I should also add that body language can mean different things to different people. Holding someone’s hands during an argument can be loving and support, as if you’re on the same team. But another might say, “don’t touch me, give me my space.” Of course, you need to respect their boundaries.
People can change themselves, but you can’t change them for them. You can put every tip in this post to use. You can become an A+ communicator. And you can still fail to peacefully communicate with some people. Even if you hold up your end, it takes 2 to communicate well. This advice sucks. It’s the reason I broke up with many people.
If you’re doing the work, ask yourself, am I taking responsibility for their communication failures? If the answer is yes, provide resources for the other person to work on that skill. Or consider couples counseling.
But remember: You can try to teach others to communicate, but if they’re not willing to do the work, you can’t do it for them.

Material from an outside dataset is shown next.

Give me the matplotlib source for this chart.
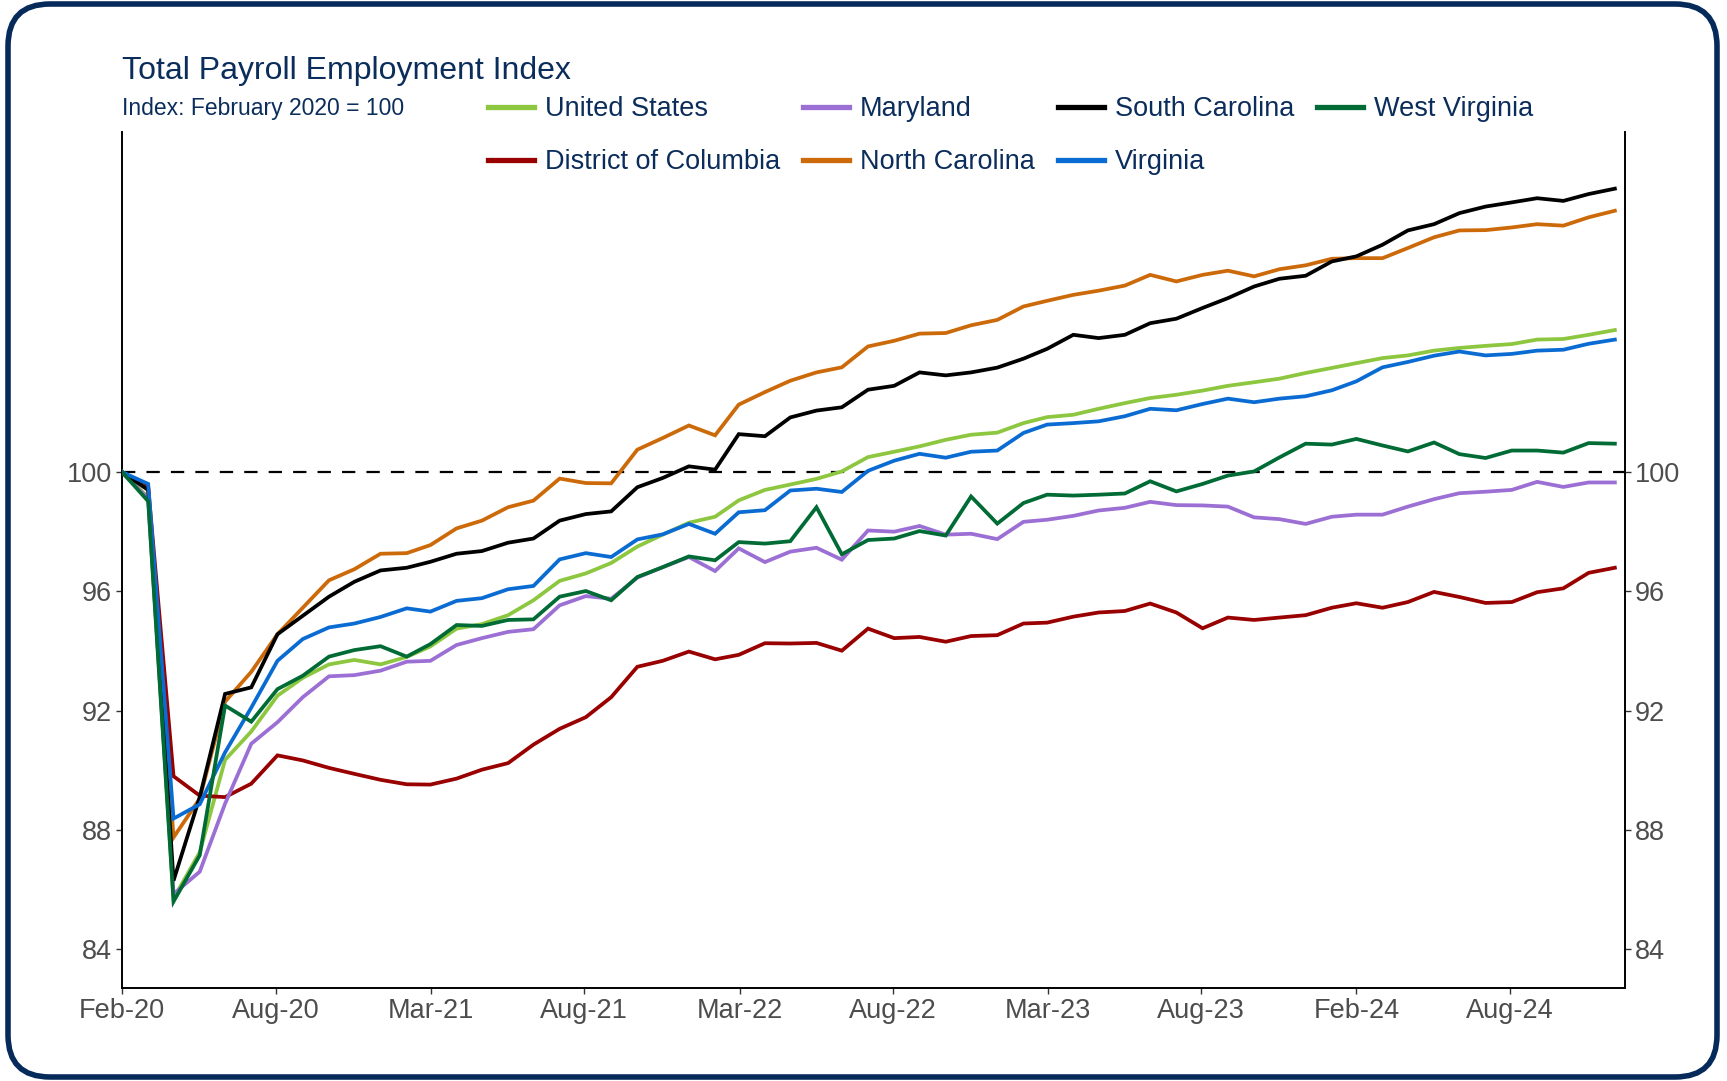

In that case, you’ll have to learn to live with their bad communication. But you shouldn’t. So you should probably just do the hard thing and move onto another person who can match your effort.
Communication is a skill that everyone learns over a lifetime and adapts to different people. The tips in this post will show you the basics you need to speak effectively with your partner. However, remember that you can’t change other people. If you are a great communicator and your partner doesn’t care to change, you’ll still a communication issue and it may be one that’s irresolvable.